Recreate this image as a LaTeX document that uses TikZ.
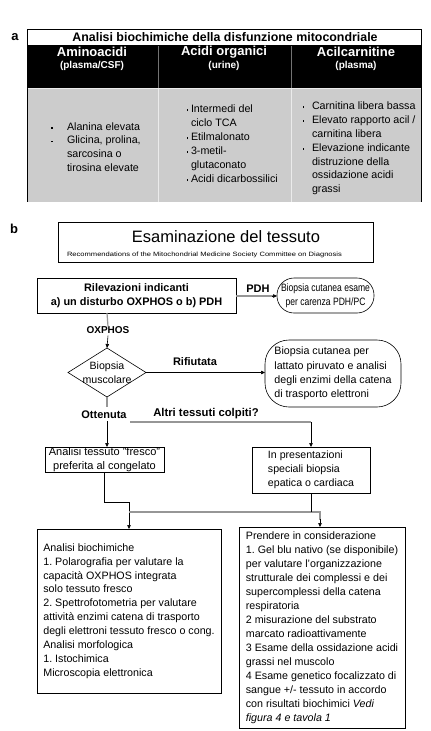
\documentclass[tikz,border=0pt]{standalone}
\usepackage{fontspec}
\setmainfont{Liberation Sans}
\usetikzlibrary{shapes.geometric,arrows.meta}
\newcommand{\bul}{\raisebox{0.3ex}{\rule{1.7pt}{1.7pt}}}
\newcommand{\fs}[2]{\fontsize{#1}{#2}\selectfont}
\definecolor{lgray}{RGB}{150,150,150}
\definecolor{bodygray}{RGB}{204,204,204}
\frenchspacing
\begin{document}
\begin{tikzpicture}[x=1pt,y=-1pt,
  every node/.style={inner sep=0pt, outer sep=0pt},
  box/.style={draw=black, line width=0.8pt, fill=white},
  roundbox/.style={draw=black, line width=0.6pt, rounded corners=#1},
  lbl/.style={font=\bfseries\fs{11}{13}},
  conn/.style={draw=black, line width=0.6pt},
  gconn/.style={draw=lgray, line width=1.2pt},
  arr/.style={-{Triangle[length=4pt,width=3.5pt]}},
]
\useasboundingbox (0,0) rectangle (431,731);
\fill[white] (0,0) rectangle (431,731);

% ---------- part a : table ----------
\node[font=\bfseries\fs{13}{15}] (la) at (15,37) {a};
\fill[bodygray] (27,88) rectangle (421,202);
\fill[black] (27,45) rectangle (421,88);
\draw[line width=0.8pt] (27,29) rectangle (421,45);
\draw[line width=0.8pt] (27,45) -- (27,202) (421,45) -- (421,202);
\draw[black!55, line width=0.8pt] (158,46) -- (158,88) (291,46) -- (291,88);
\draw[black!8, line width=0.8pt] (158,88) -- (158,202) (291,88) -- (291,202);
\draw[black!8, line width=0.6pt] (27.5,88.5) -- (420.5,88.5);
\node[font=\bfseries\fs{12.4}{15}] (ttl) at (225,37.5) {Analisi biochimiche della disfunzione mitocondriale};

\node[font=\bfseries\fs{13}{14}, text=white] (h1) at (92,52) {Aminoacidi};
\node[font=\bfseries\fs{10}{11}, text=white] (h1s) at (92,65.5) {(plasma/CSF)};
\node[font=\bfseries\fs{13}{14}, text=white] (h2) at (224,52) {Acidi organici};
\node[font=\bfseries\fs{10}{11}, text=white] (h2s) at (224,65.5) {(urine)};
\node[font=\bfseries\fs{13}{14}, text=white] (h3) at (356,52) {Acilcarnitine};
\node[font=\bfseries\fs{10}{11}, text=white] (h3s) at (356,65.5) {(plasma)};

\node[font=\fs{10.7}{13.6}, anchor=west, align=left] (c1) at (51,148) {%
  \begin{tabular}{@{}l@{}l@{}}
  \makebox[16pt][l]{\bul} & Alanina elevata\\
  \makebox[16pt][l]{\bul} & Glicina, prolina,\\
   & sarcosina o\\
   & tirosina elevate
  \end{tabular}};
\node[font=\fs{10.7}{14}, anchor=west, align=left] (c2) at (186.5,145) {%
  \begin{tabular}{@{}l@{}l@{}}
  \makebox[4.5pt][l]{\bul} & Intermedi del\\
   & ciclo TCA\\
  \makebox[4.5pt][l]{\bul} & Etilmalonato\\
  \makebox[4.5pt][l]{\bul} & 3-metil-\\
   & glutaconato\\
  \makebox[4.5pt][l]{\bul} & Acidi dicarbossilici
  \end{tabular}};
\node[font=\fs{10.7}{13.8}, anchor=west, align=left] (c3) at (302.5,148.5) {%
  \begin{tabular}{@{}l@{}l@{}}
  \makebox[9.5pt][l]{\bul} & Carnitina libera bassa\\
  \makebox[9.5pt][l]{\bul} & Elevato rapporto acil /\\
   & carnitina libera\\
  \makebox[9.5pt][l]{\bul} & Elevazione indicante\\
   & distruzione della\\
   & ossidazione acidi\\
   & grassi
  \end{tabular}};

% ---------- part b : flowchart ----------
\node[font=\bfseries\fs{13}{15}] (lb) at (14,229) {b};
\node[box, minimum width=315pt, minimum height=40pt] (tb) at (215.5,242) {};
\node[font=\fs{16.5}{18}] (tt) at (226,237) {Esaminazione del tessuto};
\node[font=\fs{6.2}{7}] (ts) at (204.5,254.5) {\scalebox{1.22}[1]{Recommendations of the Mitochondrial Medicine Society Committee on Diagnosis}};

\node[box, minimum width=199pt, minimum height=35pt, align=center, font=\bfseries\fs{10.9}{14}] (ril) at (136.5,295.5)
  {Rilevazioni indicanti\\ a) un disturbo OXPHOS o b) PDH};
\node[roundbox=17pt, minimum width=97pt, minimum height=35pt, align=center, font=\fs{10.7}{13.5}] (pdh) at (325.5,295.5)
  {\scalebox{0.8}[1]{Biopsia cutanea esame}\\ \scalebox{0.8}[1]{per carenza PDH/PC}};
\draw[gconn] (ril.east |- 0,296) -- (273,296);
\draw[conn, arr] (272,296) -- (pdh.west |- 0,296);
\node[lbl] (lpdh) at (258,288.5) {PDH};

\node[draw=black, line width=0.6pt, diamond, minimum width=78pt, minimum height=49pt, aspect=1.6] (dia) at (107,372.5) {};
\node[align=center, font=\fs{10.6}{14}] (diat) at (dia.center) {Biopsia\\muscolare};
\node[lbl, font=\bfseries\fs{10}{12}] (lox) at (108,330) {OXPHOS};
\draw[gconn] (ril.south -| dia.north) -- (lox.north);
\draw[conn, arr] (lox.south) ++(0,2) -- (dia.north);

\node[roundbox=24pt, minimum width=136pt, minimum height=67pt, align=left, font=\fs{10.7}{14.2}] (rif) at (333,373.5)
  {Biopsia cutanea per\\ lattato piruvato e analisi\\ degli enzimi della catena\\ di trasporto elettroni};
\draw[conn, arr] (dia.east) -- (rif.west |- dia.east);
\node[lbl] (lrif) at (195,361.5) {Rifiutata};

\node[box, line width=0.6pt, minimum width=119pt, minimum height=25pt, align=center, font=\fs{11}{14}] (fre) at (104.5,459.5)
  {Analisi tessuto "fresco"\\ preferita al congelato};
\node[box, line width=0.6pt, minimum width=118pt, minimum height=46pt, align=left, font=\fs{10.6}{14}] (pre) at (311,470)
  {In presentazioni\\ speciali biopsia\\ epatica o cardiaca};
\node[lbl] (lott) at (104,414.5) {Ottenuta};
\node[lbl, font=\bfseries\fs{11.3}{13}] (lalt) at (206,413.5) {Altri tessuti colpiti?};
\draw[gconn] (dia.south) -- (107,407);
\draw[conn, arr] (107,421) -- (fre.north -| dia.south);
\coordinate (a1) at (130,422);
\coordinate (a2) at (311,422);
\draw[gconn] (a1) -- (a2);
\draw[conn, arr] (a2) -- (pre.north);

\node[box, line width=0.6pt, minimum width=184pt, minimum height=164pt, align=left, font=\fs{10.7}{13.9}] (bl) at (129,611)
  {Analisi biochimiche\\
   1. Polarografia per valutare la\\
   capacità OXPHOS integrata\\
   solo tessuto fresco\\
   2. Spettrofotometria per valutare\\
   attività enzimi catena di trasporto\\
   degli elettroni tessuto fresco o cong.\\
   Analisi morfologica\\
   1. Istochimica\\
   Microscopia elettronica};
\node[box, line width=0.6pt, minimum width=166pt, minimum height=201pt, align=left, font=\fs{10.7}{14}] (br) at (322,627.5)
  {Prendere in considerazione\\
   1. Gel blu nativo (se disponibile)\\
   per valutare l'organizzazione\\
   strutturale dei complessi e dei\\
   supercomplessi della catena\\
   respiratoria\\
   2 misurazione del substrato\\
   marcato radioattivamente\\
   3 Esame della ossidazione acidi\\
   grassi nel muscolo\\
   4 Esame genetico focalizzato di\\
   sangue +/- tessuto in accordo\\
   con risultati biochimici \textit{Vedi}\\
   \textit{figura 4 e tavola 1}};

\coordinate (j0) at (fre.south |- 0,502);
\coordinate (j1) at (129,512);
\coordinate (j2) at (320,512);
\draw[conn, arr] (fre.south) -- (j0) -| (bl.north);
\draw[gconn] (j1) -- (j2) -- ++(0,8);
\draw[conn, arr] (320,519) -- (br.north -| j2);
\draw[conn] (pre.south) -- (pre.south |- j1);
\end{tikzpicture}
\end{document}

**To be done**
Without the pictures, please reproduce each line of the listing above exactly, from the first one through the line bearing "text=white] (h3s) at".

**Full solution**
Recreate this image as a LaTeX document that uses TikZ.
\documentclass[tikz,border=0pt]{standalone}
\usepackage{fontspec}
\setmainfont{Liberation Sans}
\usetikzlibrary{shapes.geometric,arrows.meta}
\newcommand{\bul}{\raisebox{0.3ex}{\rule{1.7pt}{1.7pt}}}
\newcommand{\fs}[2]{\fontsize{#1}{#2}\selectfont}
\definecolor{lgray}{RGB}{150,150,150}
\definecolor{bodygray}{RGB}{204,204,204}
\frenchspacing
\begin{document}
\begin{tikzpicture}[x=1pt,y=-1pt,
  every node/.style={inner sep=0pt, outer sep=0pt},
  box/.style={draw=black, line width=0.8pt, fill=white},
  roundbox/.style={draw=black, line width=0.6pt, rounded corners=#1},
  lbl/.style={font=\bfseries\fs{11}{13}},
  conn/.style={draw=black, line width=0.6pt},
  gconn/.style={draw=lgray, line width=1.2pt},
  arr/.style={-{Triangle[length=4pt,width=3.5pt]}},
]
\useasboundingbox (0,0) rectangle (431,731);
\fill[white] (0,0) rectangle (431,731);

% ---------- part a : table ----------
\node[font=\bfseries\fs{13}{15}] (la) at (15,37) {a};
\fill[bodygray] (27,88) rectangle (421,202);
\fill[black] (27,45) rectangle (421,88);
\draw[line width=0.8pt] (27,29) rectangle (421,45);
\draw[line width=0.8pt] (27,45) -- (27,202) (421,45) -- (421,202);
\draw[black!55, line width=0.8pt] (158,46) -- (158,88) (291,46) -- (291,88);
\draw[black!8, line width=0.8pt] (158,88) -- (158,202) (291,88) -- (291,202);
\draw[black!8, line width=0.6pt] (27.5,88.5) -- (420.5,88.5);
\node[font=\bfseries\fs{12.4}{15}] (ttl) at (225,37.5) {Analisi biochimiche della disfunzione mitocondriale};

\node[font=\bfseries\fs{13}{14}, text=white] (h1) at (92,52) {Aminoacidi};
\node[font=\bfseries\fs{10}{11}, text=white] (h1s) at (92,65.5) {(plasma/CSF)};
\node[font=\bfseries\fs{13}{14}, text=white] (h2) at (224,52) {Acidi organici};
\node[font=\bfseries\fs{10}{11}, text=white] (h2s) at (224,65.5) {(urine)};
\node[font=\bfseries\fs{13}{14}, text=white] (h3) at (356,52) {Acilcarnitine};
\node[font=\bfseries\fs{10}{11}, text=white] (h3s) at (356,65.5) {(plasma)};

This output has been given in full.